**THE TASK**: Keep only the lines where "that" appears.

***** PROVIDED ENTRIES *****

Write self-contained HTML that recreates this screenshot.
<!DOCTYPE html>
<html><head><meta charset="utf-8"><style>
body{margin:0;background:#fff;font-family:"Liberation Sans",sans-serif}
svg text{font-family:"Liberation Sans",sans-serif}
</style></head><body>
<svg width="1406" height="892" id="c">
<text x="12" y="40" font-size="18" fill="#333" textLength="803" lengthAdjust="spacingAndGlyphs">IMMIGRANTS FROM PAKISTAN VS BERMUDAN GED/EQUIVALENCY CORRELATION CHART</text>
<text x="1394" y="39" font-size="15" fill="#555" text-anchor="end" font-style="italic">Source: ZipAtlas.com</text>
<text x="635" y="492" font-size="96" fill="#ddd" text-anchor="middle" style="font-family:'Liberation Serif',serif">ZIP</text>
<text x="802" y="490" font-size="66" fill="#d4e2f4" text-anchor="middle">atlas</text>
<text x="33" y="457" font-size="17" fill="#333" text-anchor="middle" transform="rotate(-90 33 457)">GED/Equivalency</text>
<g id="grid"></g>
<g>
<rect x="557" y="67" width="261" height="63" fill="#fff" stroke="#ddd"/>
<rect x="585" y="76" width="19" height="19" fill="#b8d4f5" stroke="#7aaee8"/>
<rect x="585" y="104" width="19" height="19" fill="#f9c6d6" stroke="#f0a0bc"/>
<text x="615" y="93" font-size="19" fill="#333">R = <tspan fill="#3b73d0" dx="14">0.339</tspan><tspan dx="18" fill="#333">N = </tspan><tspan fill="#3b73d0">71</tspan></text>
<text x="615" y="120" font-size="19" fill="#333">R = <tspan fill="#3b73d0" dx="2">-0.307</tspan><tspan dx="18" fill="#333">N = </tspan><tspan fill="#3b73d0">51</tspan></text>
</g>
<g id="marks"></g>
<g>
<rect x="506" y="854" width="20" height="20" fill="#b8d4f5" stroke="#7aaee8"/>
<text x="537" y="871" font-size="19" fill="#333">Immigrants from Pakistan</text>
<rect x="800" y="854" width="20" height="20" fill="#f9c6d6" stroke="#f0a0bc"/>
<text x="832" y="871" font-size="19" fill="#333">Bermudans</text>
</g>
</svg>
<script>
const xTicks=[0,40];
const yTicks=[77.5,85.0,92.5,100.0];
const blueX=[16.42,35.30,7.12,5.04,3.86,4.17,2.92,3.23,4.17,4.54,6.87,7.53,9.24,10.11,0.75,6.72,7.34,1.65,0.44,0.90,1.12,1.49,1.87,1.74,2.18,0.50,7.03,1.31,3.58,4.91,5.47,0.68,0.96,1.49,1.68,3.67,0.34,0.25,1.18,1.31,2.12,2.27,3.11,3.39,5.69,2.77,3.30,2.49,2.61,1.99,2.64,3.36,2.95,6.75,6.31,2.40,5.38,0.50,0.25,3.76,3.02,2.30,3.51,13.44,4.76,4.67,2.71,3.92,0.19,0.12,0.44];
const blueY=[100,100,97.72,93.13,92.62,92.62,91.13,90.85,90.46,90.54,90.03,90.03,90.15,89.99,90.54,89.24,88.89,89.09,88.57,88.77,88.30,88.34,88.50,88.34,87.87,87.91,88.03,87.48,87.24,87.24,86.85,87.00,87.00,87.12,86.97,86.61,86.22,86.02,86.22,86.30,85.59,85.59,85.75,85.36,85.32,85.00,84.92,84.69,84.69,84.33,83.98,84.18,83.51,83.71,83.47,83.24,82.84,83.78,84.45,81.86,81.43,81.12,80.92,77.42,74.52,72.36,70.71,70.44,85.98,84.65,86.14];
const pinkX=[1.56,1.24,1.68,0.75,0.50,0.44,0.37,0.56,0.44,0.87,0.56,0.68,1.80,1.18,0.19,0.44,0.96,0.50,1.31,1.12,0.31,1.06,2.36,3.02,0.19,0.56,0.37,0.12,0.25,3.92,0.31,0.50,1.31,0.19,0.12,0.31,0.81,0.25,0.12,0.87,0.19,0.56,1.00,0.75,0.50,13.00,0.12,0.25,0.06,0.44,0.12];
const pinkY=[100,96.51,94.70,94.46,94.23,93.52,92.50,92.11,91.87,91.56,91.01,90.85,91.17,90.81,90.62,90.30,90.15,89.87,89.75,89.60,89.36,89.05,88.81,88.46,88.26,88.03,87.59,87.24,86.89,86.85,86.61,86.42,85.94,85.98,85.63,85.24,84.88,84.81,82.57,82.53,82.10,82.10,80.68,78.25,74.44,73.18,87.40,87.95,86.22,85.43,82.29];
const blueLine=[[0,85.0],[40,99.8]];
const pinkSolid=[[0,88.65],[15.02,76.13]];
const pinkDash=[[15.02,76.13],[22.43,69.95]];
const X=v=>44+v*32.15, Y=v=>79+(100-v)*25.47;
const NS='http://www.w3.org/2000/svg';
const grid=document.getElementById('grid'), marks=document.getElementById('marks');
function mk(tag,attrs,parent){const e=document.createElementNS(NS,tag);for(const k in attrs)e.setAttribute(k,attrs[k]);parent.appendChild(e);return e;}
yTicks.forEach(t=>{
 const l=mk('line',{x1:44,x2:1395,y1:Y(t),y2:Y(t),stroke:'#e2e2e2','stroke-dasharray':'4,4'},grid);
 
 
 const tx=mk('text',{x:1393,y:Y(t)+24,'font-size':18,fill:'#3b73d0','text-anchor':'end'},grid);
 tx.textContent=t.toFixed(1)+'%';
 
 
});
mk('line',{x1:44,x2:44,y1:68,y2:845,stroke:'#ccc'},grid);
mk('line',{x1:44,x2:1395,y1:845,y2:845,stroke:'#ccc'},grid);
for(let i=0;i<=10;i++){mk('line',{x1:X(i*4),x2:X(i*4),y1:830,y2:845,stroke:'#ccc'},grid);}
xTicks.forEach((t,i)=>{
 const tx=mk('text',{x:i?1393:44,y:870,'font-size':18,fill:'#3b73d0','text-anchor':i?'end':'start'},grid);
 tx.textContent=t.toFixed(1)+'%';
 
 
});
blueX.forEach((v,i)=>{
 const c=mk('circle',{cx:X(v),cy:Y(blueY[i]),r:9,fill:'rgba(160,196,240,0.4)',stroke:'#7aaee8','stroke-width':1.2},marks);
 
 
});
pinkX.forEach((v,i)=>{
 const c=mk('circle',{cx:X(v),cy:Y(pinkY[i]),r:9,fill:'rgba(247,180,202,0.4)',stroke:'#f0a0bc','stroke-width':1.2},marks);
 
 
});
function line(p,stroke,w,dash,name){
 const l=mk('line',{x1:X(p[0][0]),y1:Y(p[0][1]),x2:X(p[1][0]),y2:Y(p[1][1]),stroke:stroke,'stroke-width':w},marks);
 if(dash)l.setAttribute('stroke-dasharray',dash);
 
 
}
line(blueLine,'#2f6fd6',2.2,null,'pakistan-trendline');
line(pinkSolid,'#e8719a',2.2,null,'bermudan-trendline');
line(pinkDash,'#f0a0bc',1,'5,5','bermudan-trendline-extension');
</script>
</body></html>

*****
***** PROVIDED ENTRIES *****

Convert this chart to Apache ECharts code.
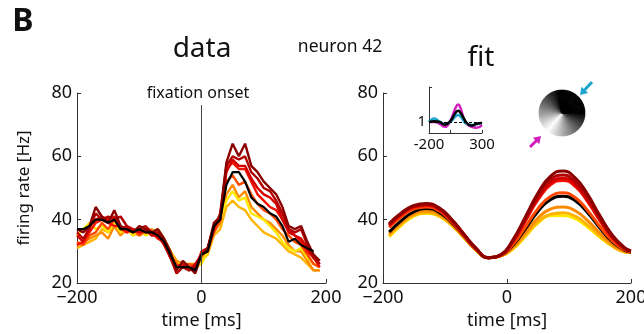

*****
***** PROVIDED ENTRIES *****

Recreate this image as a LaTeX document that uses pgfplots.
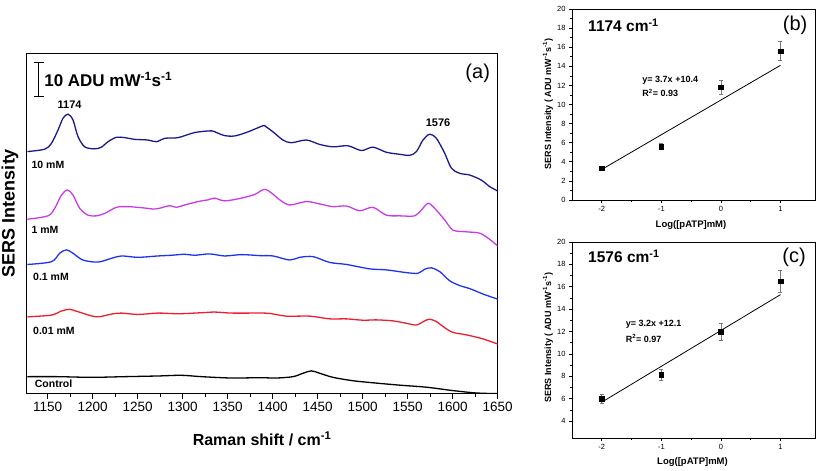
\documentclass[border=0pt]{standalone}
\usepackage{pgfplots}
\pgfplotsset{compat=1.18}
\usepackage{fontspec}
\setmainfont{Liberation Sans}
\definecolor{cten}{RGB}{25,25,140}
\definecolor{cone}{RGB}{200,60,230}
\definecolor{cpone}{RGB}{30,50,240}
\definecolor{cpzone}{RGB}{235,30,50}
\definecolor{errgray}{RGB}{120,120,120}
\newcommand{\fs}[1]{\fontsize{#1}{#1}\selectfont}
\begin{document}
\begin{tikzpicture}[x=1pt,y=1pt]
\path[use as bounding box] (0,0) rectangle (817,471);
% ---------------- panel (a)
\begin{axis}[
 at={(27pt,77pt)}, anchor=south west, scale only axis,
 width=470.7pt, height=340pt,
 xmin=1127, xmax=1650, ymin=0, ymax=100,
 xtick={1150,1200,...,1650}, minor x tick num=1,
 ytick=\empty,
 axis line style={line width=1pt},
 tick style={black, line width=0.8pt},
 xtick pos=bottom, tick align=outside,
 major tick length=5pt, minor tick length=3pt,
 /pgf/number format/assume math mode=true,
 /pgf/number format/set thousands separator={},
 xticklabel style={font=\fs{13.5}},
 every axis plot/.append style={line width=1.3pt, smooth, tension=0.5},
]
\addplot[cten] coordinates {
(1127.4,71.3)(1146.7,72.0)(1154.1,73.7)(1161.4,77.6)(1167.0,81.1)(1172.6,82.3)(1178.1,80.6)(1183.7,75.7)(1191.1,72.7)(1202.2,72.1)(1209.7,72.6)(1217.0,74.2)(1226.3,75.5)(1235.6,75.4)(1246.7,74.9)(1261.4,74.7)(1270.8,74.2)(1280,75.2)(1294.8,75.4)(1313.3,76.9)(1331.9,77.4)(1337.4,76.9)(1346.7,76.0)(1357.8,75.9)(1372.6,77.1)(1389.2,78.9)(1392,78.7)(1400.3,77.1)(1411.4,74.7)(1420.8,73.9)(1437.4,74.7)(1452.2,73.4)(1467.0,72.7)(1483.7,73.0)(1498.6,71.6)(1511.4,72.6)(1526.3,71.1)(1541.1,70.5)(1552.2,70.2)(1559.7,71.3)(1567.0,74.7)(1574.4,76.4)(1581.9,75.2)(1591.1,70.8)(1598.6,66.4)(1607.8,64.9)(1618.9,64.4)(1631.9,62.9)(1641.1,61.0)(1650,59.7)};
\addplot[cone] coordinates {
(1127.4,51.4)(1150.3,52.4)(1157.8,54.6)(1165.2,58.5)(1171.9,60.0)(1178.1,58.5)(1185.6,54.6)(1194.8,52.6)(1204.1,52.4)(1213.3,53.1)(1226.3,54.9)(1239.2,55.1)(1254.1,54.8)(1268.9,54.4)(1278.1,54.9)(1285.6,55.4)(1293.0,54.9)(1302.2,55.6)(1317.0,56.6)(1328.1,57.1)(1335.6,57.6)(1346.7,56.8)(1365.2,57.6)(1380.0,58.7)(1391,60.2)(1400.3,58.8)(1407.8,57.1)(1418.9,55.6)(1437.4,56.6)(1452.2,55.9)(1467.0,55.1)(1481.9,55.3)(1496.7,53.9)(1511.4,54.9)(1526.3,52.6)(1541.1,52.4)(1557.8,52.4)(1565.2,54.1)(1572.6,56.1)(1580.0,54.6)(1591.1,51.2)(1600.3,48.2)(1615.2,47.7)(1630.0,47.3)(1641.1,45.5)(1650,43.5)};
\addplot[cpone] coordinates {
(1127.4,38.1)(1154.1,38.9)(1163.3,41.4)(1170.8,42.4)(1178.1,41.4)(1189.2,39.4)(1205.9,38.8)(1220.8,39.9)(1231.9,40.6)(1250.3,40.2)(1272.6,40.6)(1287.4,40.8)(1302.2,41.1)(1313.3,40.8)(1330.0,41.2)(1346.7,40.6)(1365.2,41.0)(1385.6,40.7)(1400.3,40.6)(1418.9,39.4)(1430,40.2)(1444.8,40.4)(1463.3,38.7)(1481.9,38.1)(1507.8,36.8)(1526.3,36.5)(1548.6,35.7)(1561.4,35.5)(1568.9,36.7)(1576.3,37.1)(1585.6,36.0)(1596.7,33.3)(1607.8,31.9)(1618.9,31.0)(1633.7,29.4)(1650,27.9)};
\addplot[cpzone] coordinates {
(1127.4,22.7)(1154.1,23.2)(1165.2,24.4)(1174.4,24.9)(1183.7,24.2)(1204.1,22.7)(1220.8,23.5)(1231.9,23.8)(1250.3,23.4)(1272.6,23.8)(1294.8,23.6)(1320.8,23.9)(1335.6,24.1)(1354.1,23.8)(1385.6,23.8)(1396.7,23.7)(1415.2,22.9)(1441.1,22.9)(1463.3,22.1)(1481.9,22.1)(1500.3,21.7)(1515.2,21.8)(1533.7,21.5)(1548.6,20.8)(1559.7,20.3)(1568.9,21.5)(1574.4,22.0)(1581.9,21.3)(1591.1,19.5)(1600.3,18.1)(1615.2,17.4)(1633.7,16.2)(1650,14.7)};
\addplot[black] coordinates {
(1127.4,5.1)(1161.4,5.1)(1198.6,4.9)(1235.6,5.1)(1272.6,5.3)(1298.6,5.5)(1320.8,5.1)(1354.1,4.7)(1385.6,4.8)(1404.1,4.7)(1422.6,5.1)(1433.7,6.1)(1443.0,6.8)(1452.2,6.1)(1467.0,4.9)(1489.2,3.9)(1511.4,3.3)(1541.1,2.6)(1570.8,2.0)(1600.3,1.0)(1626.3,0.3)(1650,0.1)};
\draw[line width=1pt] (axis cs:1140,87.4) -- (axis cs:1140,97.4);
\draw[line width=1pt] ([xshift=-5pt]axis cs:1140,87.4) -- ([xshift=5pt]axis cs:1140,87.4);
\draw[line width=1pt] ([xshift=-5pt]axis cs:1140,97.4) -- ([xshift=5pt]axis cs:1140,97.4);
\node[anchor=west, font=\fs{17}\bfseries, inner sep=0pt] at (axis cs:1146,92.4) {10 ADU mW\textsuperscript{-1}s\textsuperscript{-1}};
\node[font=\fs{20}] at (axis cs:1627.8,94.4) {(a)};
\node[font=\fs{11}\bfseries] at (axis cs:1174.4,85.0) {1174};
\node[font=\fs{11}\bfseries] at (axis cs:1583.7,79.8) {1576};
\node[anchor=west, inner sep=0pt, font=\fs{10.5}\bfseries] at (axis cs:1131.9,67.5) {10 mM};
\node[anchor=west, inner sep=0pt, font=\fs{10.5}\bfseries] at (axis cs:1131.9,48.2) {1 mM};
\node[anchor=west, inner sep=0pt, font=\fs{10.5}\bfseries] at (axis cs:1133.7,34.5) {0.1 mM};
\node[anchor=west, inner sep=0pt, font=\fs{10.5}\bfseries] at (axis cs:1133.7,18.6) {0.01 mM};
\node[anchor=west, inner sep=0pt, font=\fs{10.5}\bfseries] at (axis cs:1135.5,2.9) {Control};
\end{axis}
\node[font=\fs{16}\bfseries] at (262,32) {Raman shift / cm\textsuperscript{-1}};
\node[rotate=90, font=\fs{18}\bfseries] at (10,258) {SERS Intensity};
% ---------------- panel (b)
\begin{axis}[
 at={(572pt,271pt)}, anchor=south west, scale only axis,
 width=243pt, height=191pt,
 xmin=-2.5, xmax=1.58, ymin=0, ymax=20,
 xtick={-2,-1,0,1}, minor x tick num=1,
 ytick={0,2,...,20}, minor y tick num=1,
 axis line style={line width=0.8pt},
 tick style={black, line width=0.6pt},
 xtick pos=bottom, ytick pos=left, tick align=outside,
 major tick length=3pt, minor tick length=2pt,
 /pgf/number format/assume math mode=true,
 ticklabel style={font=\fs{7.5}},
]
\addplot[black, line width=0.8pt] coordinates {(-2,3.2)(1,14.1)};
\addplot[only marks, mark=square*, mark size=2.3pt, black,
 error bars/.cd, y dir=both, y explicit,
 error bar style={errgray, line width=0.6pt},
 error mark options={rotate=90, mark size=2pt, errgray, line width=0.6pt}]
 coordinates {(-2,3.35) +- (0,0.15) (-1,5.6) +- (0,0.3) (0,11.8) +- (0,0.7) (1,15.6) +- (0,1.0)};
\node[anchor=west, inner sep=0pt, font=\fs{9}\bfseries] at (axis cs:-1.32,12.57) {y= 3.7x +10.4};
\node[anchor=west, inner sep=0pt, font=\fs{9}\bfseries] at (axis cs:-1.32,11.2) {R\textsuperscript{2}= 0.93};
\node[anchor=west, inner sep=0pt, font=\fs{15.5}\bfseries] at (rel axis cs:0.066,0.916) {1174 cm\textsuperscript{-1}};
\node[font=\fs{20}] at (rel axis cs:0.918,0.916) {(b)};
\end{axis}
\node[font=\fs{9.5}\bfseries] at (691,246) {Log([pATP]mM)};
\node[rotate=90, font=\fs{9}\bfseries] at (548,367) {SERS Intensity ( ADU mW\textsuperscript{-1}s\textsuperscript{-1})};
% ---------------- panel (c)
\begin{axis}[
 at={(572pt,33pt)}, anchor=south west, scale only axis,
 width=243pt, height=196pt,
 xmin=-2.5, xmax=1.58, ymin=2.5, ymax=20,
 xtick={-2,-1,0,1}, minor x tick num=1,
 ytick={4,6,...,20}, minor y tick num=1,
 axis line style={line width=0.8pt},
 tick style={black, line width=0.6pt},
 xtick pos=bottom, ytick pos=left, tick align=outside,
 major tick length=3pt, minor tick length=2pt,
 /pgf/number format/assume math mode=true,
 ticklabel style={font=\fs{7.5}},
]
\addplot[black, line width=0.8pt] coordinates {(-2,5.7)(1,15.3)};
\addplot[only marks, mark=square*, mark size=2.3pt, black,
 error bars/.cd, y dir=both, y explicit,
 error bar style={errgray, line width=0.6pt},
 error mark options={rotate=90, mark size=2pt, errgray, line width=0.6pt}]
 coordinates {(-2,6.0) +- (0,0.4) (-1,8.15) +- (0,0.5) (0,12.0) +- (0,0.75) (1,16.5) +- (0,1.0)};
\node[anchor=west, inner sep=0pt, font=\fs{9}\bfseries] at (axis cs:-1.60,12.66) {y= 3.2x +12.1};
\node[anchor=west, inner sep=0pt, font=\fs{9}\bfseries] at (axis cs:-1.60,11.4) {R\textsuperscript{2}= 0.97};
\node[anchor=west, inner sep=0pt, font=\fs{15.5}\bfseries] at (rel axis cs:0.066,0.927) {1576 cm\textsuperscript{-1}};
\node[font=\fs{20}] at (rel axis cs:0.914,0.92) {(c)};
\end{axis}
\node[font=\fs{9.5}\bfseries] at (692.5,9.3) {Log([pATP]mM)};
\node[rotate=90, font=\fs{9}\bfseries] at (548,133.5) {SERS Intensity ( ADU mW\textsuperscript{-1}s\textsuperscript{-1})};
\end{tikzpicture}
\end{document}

*****

**SOLUTION FOR THIS EXERCISE**:
Write self-contained HTML that recreates this screenshot.
Recreate this image as a LaTeX document that uses pgfplots.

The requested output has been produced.